**Instruction**
Skip every picture, and extract verbatim the lines from the line containing "Rebuild this chart" to the line containing "69.0, 81.0, 92.0]", both lines included.

**Dataset rows**
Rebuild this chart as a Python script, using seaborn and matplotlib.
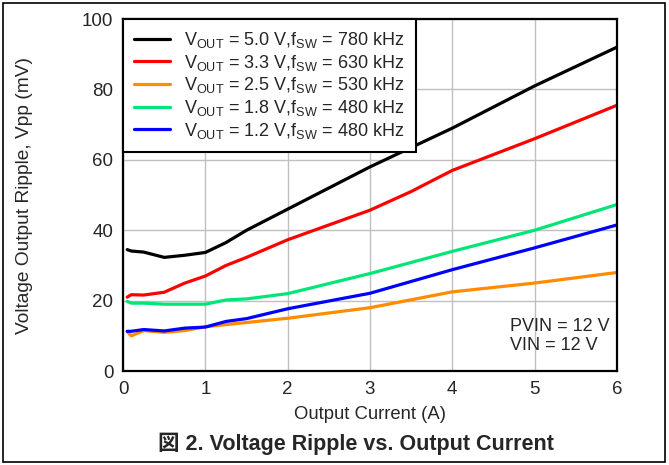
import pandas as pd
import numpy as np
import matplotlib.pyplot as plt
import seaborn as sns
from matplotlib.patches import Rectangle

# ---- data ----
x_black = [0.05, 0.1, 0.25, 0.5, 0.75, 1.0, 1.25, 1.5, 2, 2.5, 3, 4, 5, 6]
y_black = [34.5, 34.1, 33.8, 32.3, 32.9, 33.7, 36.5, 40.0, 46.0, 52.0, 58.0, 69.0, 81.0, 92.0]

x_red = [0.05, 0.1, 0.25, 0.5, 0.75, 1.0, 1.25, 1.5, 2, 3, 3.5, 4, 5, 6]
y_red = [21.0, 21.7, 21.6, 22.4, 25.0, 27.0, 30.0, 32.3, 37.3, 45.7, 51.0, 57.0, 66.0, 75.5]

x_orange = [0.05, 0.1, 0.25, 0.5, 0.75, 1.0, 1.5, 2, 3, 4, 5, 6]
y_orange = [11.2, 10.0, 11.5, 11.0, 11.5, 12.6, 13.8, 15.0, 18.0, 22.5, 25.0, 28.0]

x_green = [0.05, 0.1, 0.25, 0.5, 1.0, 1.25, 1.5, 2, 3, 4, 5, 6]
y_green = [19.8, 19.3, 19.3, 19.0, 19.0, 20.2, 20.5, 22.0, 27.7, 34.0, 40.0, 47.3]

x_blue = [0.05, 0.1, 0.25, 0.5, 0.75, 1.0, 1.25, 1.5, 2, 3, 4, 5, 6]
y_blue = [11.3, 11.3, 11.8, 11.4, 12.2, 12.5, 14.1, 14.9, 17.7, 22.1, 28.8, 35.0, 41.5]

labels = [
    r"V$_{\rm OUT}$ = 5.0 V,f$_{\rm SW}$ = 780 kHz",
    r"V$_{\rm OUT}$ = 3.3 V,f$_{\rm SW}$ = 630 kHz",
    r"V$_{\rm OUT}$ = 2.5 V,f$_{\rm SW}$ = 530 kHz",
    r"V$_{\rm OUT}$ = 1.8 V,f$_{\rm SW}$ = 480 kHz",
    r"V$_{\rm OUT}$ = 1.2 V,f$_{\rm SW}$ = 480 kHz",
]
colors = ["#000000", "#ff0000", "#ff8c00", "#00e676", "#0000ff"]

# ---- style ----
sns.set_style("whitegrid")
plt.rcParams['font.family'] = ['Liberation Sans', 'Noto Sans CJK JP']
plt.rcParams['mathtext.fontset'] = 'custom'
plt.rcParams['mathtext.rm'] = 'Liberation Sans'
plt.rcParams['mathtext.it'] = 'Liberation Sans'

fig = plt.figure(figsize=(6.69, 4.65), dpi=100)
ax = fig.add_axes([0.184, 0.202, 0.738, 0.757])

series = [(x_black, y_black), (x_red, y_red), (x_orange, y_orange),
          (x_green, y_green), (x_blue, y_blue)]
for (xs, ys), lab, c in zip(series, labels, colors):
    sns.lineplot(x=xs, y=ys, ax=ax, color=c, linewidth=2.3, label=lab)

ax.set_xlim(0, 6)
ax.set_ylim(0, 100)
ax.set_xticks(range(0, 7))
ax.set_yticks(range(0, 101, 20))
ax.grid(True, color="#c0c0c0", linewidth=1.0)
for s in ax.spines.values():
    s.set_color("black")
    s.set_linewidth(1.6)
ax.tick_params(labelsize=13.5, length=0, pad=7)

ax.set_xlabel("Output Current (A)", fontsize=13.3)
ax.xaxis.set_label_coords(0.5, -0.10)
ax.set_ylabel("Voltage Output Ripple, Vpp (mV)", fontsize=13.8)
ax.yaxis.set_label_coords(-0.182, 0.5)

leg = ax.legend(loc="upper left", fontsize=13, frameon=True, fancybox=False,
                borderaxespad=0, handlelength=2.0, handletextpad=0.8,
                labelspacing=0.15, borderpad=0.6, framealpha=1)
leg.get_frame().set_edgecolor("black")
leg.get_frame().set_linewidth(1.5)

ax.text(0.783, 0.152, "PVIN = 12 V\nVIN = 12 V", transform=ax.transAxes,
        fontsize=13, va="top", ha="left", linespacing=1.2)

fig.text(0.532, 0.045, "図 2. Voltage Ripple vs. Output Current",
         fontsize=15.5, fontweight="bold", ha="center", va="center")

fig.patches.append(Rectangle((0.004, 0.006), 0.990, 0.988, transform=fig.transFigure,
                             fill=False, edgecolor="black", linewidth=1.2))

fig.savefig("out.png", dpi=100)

--

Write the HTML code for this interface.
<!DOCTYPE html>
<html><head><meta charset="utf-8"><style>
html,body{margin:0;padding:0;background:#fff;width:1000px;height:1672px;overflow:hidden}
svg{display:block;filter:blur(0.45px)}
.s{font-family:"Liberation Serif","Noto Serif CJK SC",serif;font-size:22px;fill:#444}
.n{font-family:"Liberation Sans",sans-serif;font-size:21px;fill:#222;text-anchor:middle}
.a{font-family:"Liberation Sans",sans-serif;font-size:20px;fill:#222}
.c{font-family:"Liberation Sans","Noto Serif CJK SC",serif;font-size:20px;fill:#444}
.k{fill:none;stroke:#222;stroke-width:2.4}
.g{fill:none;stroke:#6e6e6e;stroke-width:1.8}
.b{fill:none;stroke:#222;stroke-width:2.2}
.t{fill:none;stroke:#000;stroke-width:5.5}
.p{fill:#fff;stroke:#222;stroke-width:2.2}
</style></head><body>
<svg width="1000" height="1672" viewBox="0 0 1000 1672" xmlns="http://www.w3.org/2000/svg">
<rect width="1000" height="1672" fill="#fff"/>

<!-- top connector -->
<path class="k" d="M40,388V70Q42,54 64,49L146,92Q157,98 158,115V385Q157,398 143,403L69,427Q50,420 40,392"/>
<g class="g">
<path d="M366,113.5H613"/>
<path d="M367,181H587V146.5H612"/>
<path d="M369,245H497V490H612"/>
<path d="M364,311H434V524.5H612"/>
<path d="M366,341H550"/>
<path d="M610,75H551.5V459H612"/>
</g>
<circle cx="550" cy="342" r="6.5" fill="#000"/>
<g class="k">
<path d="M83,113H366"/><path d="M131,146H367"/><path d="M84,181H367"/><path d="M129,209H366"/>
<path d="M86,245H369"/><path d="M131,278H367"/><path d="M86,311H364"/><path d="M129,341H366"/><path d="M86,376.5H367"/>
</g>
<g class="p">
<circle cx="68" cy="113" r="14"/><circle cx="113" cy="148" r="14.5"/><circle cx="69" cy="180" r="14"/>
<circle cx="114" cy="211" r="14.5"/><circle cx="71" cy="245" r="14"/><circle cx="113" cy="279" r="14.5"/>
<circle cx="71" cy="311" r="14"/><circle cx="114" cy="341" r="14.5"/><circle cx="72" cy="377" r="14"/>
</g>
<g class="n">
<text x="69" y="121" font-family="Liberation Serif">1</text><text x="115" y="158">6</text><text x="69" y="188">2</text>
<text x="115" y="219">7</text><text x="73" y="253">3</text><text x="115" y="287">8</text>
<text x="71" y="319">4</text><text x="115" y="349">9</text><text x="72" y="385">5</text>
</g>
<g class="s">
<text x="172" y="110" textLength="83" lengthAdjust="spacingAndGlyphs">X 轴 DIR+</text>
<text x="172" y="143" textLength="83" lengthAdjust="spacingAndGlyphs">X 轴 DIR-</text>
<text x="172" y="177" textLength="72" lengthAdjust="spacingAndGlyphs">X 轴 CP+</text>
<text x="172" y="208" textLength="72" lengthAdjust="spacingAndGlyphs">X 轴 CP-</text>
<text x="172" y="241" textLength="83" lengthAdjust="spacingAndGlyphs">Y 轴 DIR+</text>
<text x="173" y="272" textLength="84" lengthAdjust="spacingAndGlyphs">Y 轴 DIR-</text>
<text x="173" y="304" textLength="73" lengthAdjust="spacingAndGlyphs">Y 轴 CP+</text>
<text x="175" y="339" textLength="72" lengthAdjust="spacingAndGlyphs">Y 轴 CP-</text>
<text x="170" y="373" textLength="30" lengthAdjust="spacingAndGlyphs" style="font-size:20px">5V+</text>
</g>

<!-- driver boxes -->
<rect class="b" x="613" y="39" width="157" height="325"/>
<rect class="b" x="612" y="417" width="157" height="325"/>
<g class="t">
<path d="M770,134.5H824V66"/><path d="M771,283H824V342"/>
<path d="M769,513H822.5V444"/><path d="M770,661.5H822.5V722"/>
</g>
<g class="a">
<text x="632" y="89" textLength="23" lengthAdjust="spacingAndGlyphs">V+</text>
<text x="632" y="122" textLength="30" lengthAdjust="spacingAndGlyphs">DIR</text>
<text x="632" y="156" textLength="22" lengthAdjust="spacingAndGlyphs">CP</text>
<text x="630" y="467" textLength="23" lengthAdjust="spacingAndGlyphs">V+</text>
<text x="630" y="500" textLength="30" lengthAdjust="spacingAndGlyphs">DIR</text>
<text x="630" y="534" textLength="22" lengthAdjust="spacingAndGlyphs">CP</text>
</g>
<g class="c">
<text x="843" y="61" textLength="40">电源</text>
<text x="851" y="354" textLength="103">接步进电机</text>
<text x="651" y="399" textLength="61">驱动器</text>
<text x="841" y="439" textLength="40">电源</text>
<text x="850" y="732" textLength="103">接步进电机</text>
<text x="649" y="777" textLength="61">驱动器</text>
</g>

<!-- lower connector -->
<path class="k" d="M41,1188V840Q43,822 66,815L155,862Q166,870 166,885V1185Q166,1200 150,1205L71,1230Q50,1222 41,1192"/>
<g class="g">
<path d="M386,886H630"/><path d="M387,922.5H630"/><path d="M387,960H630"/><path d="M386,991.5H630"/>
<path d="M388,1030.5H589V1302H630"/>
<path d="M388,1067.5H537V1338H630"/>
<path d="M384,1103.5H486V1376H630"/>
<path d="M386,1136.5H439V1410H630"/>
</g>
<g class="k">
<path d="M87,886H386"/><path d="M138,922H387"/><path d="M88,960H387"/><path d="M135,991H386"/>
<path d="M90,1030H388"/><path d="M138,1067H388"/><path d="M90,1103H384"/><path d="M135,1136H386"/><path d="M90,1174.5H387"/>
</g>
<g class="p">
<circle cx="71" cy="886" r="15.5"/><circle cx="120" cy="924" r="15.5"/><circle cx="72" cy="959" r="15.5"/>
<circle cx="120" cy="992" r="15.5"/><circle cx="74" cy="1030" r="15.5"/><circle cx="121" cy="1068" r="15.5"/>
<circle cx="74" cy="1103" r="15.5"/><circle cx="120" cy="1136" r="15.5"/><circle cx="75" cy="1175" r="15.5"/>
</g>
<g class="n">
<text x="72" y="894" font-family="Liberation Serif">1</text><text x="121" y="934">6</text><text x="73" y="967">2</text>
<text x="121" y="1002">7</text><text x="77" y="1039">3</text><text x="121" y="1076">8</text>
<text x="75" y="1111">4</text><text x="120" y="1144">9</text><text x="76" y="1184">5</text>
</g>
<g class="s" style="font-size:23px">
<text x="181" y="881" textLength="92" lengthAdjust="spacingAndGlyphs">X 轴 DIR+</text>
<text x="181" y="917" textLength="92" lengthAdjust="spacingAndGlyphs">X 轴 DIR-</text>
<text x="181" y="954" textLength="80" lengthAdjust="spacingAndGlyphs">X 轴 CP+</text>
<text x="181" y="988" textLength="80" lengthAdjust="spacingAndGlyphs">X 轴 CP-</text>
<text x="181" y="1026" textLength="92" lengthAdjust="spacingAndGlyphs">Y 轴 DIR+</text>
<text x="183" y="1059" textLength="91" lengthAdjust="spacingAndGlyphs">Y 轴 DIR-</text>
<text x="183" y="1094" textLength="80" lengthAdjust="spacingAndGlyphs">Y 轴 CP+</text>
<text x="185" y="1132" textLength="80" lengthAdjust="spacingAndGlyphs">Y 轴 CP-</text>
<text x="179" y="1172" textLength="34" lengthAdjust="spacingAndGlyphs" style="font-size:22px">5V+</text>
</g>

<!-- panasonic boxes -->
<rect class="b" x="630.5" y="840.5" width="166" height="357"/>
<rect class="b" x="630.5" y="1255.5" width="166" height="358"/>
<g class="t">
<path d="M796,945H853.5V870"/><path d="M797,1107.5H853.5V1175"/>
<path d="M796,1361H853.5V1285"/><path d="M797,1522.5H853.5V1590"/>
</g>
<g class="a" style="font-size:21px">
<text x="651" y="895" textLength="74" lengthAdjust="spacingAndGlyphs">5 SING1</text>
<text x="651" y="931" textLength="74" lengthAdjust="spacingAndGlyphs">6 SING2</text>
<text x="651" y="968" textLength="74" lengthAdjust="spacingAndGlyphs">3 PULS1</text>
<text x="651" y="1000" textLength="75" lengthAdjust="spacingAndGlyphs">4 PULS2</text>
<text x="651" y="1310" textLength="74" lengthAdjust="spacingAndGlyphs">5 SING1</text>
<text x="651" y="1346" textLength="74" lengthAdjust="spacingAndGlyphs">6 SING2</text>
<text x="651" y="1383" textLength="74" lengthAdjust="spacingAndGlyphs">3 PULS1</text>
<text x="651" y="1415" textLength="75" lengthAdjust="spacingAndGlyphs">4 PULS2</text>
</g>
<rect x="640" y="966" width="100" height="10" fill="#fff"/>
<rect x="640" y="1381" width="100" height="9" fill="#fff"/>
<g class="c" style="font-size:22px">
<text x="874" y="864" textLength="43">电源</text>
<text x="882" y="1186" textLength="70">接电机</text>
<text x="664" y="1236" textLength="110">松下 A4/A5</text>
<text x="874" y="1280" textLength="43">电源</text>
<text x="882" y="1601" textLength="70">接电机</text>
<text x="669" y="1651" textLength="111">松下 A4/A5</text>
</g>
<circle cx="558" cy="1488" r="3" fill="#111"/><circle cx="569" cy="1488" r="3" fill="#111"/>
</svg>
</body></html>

**Answer to this problem**
Rebuild this chart as a Python script, using seaborn and matplotlib.
import pandas as pd
import numpy as np
import matplotlib.pyplot as plt
import seaborn as sns
from matplotlib.patches import Rectangle

# ---- data ----
x_black = [0.05, 0.1, 0.25, 0.5, 0.75, 1.0, 1.25, 1.5, 2, 2.5, 3, 4, 5, 6]
y_black = [34.5, 34.1, 33.8, 32.3, 32.9, 33.7, 36.5, 40.0, 46.0, 52.0, 58.0, 69.0, 81.0, 92.0]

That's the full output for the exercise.